Task details
Repeat the material verbatim and drop the pictures.

Data
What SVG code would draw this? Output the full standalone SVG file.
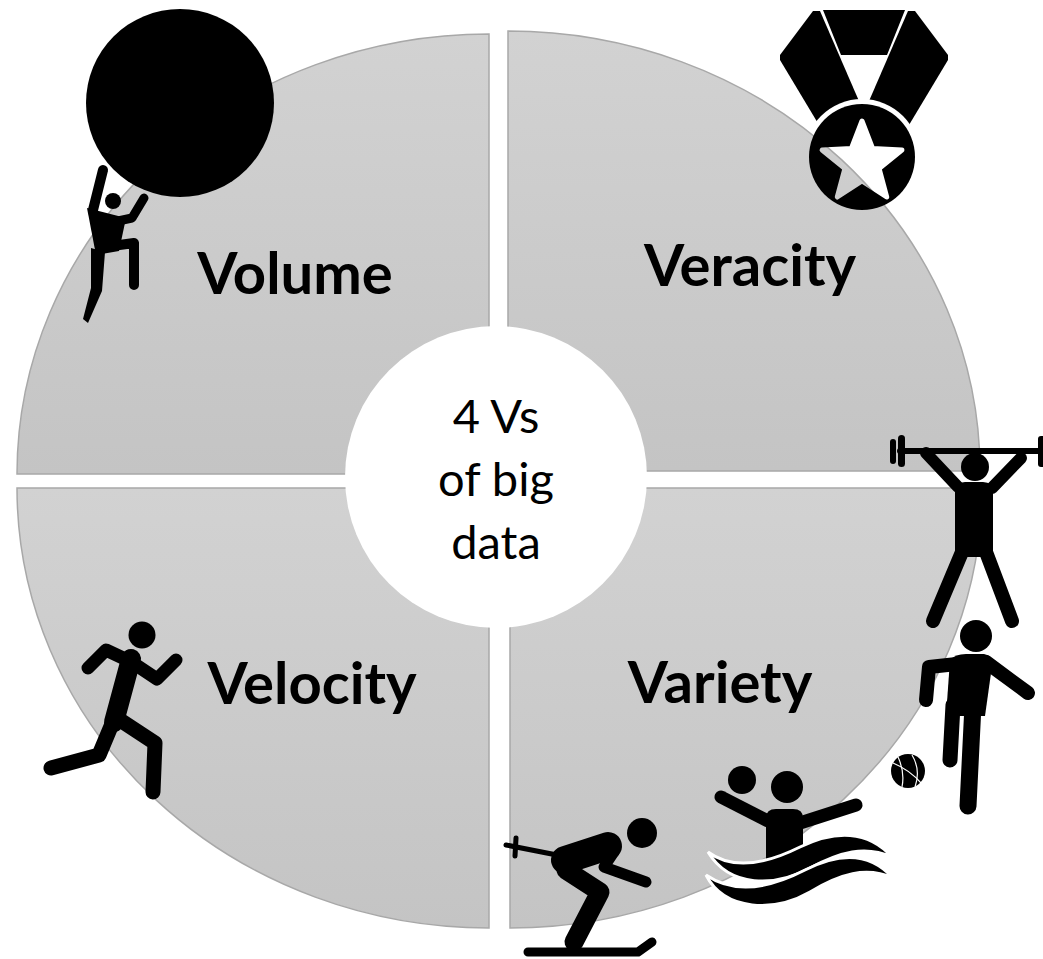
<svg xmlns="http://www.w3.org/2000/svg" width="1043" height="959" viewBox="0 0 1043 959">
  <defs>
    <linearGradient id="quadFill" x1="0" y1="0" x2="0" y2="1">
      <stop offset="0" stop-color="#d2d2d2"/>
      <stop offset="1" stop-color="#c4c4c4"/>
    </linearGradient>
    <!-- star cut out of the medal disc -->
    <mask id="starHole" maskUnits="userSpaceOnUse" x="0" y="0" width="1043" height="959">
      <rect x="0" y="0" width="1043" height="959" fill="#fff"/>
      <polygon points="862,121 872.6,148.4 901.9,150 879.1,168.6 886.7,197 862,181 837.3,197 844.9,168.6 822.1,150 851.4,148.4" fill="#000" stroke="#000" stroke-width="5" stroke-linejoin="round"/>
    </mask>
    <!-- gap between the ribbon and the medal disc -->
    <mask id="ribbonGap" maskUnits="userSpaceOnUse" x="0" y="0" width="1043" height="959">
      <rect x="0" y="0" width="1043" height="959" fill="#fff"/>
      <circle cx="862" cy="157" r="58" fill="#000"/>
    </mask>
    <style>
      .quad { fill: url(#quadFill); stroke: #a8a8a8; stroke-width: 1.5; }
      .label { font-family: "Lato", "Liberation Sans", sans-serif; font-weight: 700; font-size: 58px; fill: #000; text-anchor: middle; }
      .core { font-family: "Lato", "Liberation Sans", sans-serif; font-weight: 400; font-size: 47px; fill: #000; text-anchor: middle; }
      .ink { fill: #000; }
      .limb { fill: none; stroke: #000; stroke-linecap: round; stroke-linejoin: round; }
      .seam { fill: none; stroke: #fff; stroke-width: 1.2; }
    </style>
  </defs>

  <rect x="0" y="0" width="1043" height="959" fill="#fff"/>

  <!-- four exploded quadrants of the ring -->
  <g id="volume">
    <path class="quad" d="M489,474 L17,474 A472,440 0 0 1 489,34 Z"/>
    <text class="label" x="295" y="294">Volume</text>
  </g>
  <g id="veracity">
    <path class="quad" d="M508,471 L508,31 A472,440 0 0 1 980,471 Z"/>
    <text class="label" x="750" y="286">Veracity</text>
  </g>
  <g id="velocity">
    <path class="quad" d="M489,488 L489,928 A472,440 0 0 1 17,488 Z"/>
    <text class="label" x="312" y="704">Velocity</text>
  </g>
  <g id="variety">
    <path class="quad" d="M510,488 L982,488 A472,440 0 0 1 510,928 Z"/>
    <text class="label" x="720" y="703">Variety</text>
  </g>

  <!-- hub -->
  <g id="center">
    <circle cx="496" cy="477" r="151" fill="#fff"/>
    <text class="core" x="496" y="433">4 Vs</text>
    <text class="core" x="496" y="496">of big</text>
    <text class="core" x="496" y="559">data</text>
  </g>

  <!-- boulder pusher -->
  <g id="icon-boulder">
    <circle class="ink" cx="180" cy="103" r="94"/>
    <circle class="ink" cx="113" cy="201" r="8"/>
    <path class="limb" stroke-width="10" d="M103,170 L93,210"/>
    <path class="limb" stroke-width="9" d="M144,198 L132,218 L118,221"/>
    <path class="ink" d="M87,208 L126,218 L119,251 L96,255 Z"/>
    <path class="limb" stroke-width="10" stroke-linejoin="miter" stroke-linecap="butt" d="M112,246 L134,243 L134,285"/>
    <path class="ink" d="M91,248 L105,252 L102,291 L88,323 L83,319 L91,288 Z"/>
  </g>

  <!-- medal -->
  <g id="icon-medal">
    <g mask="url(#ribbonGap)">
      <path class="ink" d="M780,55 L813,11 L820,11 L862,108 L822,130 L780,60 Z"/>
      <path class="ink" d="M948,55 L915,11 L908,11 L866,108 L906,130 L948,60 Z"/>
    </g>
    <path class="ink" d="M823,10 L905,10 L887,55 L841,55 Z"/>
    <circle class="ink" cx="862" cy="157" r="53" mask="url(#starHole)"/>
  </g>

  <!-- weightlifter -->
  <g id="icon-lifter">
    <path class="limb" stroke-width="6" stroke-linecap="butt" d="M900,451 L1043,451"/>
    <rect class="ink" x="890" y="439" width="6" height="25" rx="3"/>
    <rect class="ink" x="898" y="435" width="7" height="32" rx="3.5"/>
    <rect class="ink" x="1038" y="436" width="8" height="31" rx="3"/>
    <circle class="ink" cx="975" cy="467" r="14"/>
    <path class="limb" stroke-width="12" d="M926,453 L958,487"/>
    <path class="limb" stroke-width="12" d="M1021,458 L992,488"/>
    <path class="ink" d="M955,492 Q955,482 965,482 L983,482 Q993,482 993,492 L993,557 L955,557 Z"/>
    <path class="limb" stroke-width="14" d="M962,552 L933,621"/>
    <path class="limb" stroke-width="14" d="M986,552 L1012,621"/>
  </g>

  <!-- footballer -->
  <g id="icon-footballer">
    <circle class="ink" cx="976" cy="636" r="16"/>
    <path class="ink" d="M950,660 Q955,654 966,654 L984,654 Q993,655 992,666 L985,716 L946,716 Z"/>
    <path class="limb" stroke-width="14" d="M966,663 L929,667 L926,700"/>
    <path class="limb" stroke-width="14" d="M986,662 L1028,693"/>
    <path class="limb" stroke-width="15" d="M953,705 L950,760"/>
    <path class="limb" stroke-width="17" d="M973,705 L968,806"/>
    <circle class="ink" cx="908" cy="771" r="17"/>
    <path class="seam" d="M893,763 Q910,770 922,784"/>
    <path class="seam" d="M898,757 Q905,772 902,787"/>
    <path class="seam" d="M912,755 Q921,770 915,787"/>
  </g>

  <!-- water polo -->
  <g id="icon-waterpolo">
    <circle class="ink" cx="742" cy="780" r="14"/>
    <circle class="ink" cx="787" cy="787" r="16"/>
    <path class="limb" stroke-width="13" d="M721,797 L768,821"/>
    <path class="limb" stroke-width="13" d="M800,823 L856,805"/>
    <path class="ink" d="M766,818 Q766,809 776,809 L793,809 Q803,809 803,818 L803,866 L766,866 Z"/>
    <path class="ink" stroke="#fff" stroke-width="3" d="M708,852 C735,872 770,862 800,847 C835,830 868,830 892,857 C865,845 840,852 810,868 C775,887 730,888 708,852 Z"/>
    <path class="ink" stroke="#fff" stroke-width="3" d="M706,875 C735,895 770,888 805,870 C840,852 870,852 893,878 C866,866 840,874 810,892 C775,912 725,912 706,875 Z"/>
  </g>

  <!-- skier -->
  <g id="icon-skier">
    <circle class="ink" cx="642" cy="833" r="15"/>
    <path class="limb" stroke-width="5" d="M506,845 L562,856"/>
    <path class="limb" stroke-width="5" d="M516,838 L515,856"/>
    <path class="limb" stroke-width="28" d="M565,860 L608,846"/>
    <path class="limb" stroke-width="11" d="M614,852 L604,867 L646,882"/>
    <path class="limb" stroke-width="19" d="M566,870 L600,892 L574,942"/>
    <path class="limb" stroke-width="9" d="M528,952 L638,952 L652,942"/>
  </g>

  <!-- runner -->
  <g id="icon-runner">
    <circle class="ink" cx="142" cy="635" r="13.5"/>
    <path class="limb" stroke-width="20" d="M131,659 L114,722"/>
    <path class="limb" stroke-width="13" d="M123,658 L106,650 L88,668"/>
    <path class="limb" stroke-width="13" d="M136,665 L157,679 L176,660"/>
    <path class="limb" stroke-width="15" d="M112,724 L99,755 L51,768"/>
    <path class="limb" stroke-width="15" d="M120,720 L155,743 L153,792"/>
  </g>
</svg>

Solution for this problem
What SVG code would draw this? Output the full standalone SVG file.
<svg xmlns="http://www.w3.org/2000/svg" width="1043" height="959" viewBox="0 0 1043 959">
  <defs>
    <linearGradient id="quadFill" x1="0" y1="0" x2="0" y2="1">
      <stop offset="0" stop-color="#d2d2d2"/>
      <stop offset="1" stop-color="#c4c4c4"/>
    </linearGradient>
    <!-- star cut out of the medal disc -->
    <mask id="starHole" maskUnits="userSpaceOnUse" x="0" y="0" width="1043" height="959">
      <rect x="0" y="0" width="1043" height="959" fill="#fff"/>
      <polygon points="862,121 872.6,148.4 901.9,150 879.1,168.6 886.7,197 862,181 837.3,197 844.9,168.6 822.1,150 851.4,148.4" fill="#000" stroke="#000" stroke-width="5" stroke-linejoin="round"/>
    </mask>
    <!-- gap between the ribbon and the medal disc -->
    <mask id="ribbonGap" maskUnits="userSpaceOnUse" x="0" y="0" width="1043" height="959">
      <rect x="0" y="0" width="1043" height="959" fill="#fff"/>
      <circle cx="862" cy="157" r="58" fill="#000"/>
    </mask>
    <style>
      .quad { fill: url(#quadFill); stroke: #a8a8a8; stroke-width: 1.5; }
      .label { font-family: "Lato", "Liberation Sans", sans-serif; font-weight: 700; font-size: 58px; fill: #000; text-anchor: middle; }
      .core { font-family: "Lato", "Liberation Sans", sans-serif; font-weight: 400; font-size: 47px; fill: #000; text-anchor: middle; }
      .ink { fill: #000; }
      .limb { fill: none; stroke: #000; stroke-linecap: round; stroke-linejoin: round; }
      .seam { fill: none; stroke: #fff; stroke-width: 1.2; }
    </style>
  </defs>

  <rect x="0" y="0" width="1043" height="959" fill="#fff"/>

  <!-- four exploded quadrants of the ring -->
  <g id="volume">
    <path class="quad" d="M489,474 L17,474 A472,440 0 0 1 489,34 Z"/>
    <text class="label" x="295" y="294">Volume</text>
  </g>
  <g id="veracity">
    <path class="quad" d="M508,471 L508,31 A472,440 0 0 1 980,471 Z"/>
    <text class="label" x="750" y="286">Veracity</text>
  </g>
  <g id="velocity">
    <path class="quad" d="M489,488 L489,928 A472,440 0 0 1 17,488 Z"/>
    <text class="label" x="312" y="704">Velocity</text>
  </g>
  <g id="variety">
    <path class="quad" d="M510,488 L982,488 A472,440 0 0 1 510,928 Z"/>
    <text class="label" x="720" y="703">Variety</text>
  </g>

  <!-- hub -->
  <g id="center">
    <circle cx="496" cy="477" r="151" fill="#fff"/>
    <text class="core" x="496" y="433">4 Vs</text>
    <text class="core" x="496" y="496">of big</text>
    <text class="core" x="496" y="559">data</text>
  </g>

  <!-- boulder pusher -->
  <g id="icon-boulder">
    <circle class="ink" cx="180" cy="103" r="94"/>
    <circle class="ink" cx="113" cy="201" r="8"/>
    <path class="limb" stroke-width="10" d="M103,170 L93,210"/>
    <path class="limb" stroke-width="9" d="M144,198 L132,218 L118,221"/>
    <path class="ink" d="M87,208 L126,218 L119,251 L96,255 Z"/>
    <path class="limb" stroke-width="10" stroke-linejoin="miter" stroke-linecap="butt" d="M112,246 L134,243 L134,285"/>
    <path class="ink" d="M91,248 L105,252 L102,291 L88,323 L83,319 L91,288 Z"/>
  </g>

  <!-- medal -->
  <g id="icon-medal">
    <g mask="url(#ribbonGap)">
      <path class="ink" d="M780,55 L813,11 L820,11 L862,108 L822,130 L780,60 Z"/>
      <path class="ink" d="M948,55 L915,11 L908,11 L866,108 L906,130 L948,60 Z"/>
    </g>
    <path class="ink" d="M823,10 L905,10 L887,55 L841,55 Z"/>
    <circle class="ink" cx="862" cy="157" r="53" mask="url(#starHole)"/>
  </g>

  <!-- weightlifter -->
  <g id="icon-lifter">
    <path class="limb" stroke-width="6" stroke-linecap="butt" d="M900,451 L1043,451"/>
    <rect class="ink" x="890" y="439" width="6" height="25" rx="3"/>
    <rect class="ink" x="898" y="435" width="7" height="32" rx="3.5"/>
    <rect class="ink" x="1038" y="436" width="8" height="31" rx="3"/>
    <circle class="ink" cx="975" cy="467" r="14"/>
    <path class="limb" stroke-width="12" d="M926,453 L958,487"/>
    <path class="limb" stroke-width="12" d="M1021,458 L992,488"/>
    <path class="ink" d="M955,492 Q955,482 965,482 L983,482 Q993,482 993,492 L993,557 L955,557 Z"/>
    <path class="limb" stroke-width="14" d="M962,552 L933,621"/>
    <path class="limb" stroke-width="14" d="M986,552 L1012,621"/>
  </g>

  <!-- footballer -->
  <g id="icon-footballer">
    <circle class="ink" cx="976" cy="636" r="16"/>
    <path class="ink" d="M950,660 Q955,654 966,654 L984,654 Q993,655 992,666 L985,716 L946,716 Z"/>
    <path class="limb" stroke-width="14" d="M966,663 L929,667 L926,700"/>
    <path class="limb" stroke-width="14" d="M986,662 L1028,693"/>
    <path class="limb" stroke-width="15" d="M953,705 L950,760"/>
    <path class="limb" stroke-width="17" d="M973,705 L968,806"/>
    <circle class="ink" cx="908" cy="771" r="17"/>
    <path class="seam" d="M893,763 Q910,770 922,784"/>
    <path class="seam" d="M898,757 Q905,772 902,787"/>
    <path class="seam" d="M912,755 Q921,770 915,787"/>
  </g>

  <!-- water polo -->
  <g id="icon-waterpolo">
    <circle class="ink" cx="742" cy="780" r="14"/>
    <circle class="ink" cx="787" cy="787" r="16"/>
    <path class="limb" stroke-width="13" d="M721,797 L768,821"/>
    <path class="limb" stroke-width="13" d="M800,823 L856,805"/>
    <path class="ink" d="M766,818 Q766,809 776,809 L793,809 Q803,809 803,818 L803,866 L766,866 Z"/>
    <path class="ink" stroke="#fff" stroke-width="3" d="M708,852 C735,872 770,862 800,847 C835,830 868,830 892,857 C865,845 840,852 810,868 C775,887 730,888 708,852 Z"/>
    <path class="ink" stroke="#fff" stroke-width="3" d="M706,875 C735,895 770,888 805,870 C840,852 870,852 893,878 C866,866 840,874 810,892 C775,912 725,912 706,875 Z"/>
  </g>

  <!-- skier -->
  <g id="icon-skier">
    <circle class="ink" cx="642" cy="833" r="15"/>
    <path class="limb" stroke-width="5" d="M506,845 L562,856"/>
    <path class="limb" stroke-width="5" d="M516,838 L515,856"/>
    <path class="limb" stroke-width="28" d="M565,860 L608,846"/>
    <path class="limb" stroke-width="11" d="M614,852 L604,867 L646,882"/>
    <path class="limb" stroke-width="19" d="M566,870 L600,892 L574,942"/>
    <path class="limb" stroke-width="9" d="M528,952 L638,952 L652,942"/>
  </g>

  <!-- runner -->
  <g id="icon-runner">
    <circle class="ink" cx="142" cy="635" r="13.5"/>
    <path class="limb" stroke-width="20" d="M131,659 L114,722"/>
    <path class="limb" stroke-width="13" d="M123,658 L106,650 L88,668"/>
    <path class="limb" stroke-width="13" d="M136,665 L157,679 L176,660"/>
    <path class="limb" stroke-width="15" d="M112,724 L99,755 L51,768"/>
    <path class="limb" stroke-width="15" d="M120,720 L155,743 L153,792"/>
  </g>
</svg>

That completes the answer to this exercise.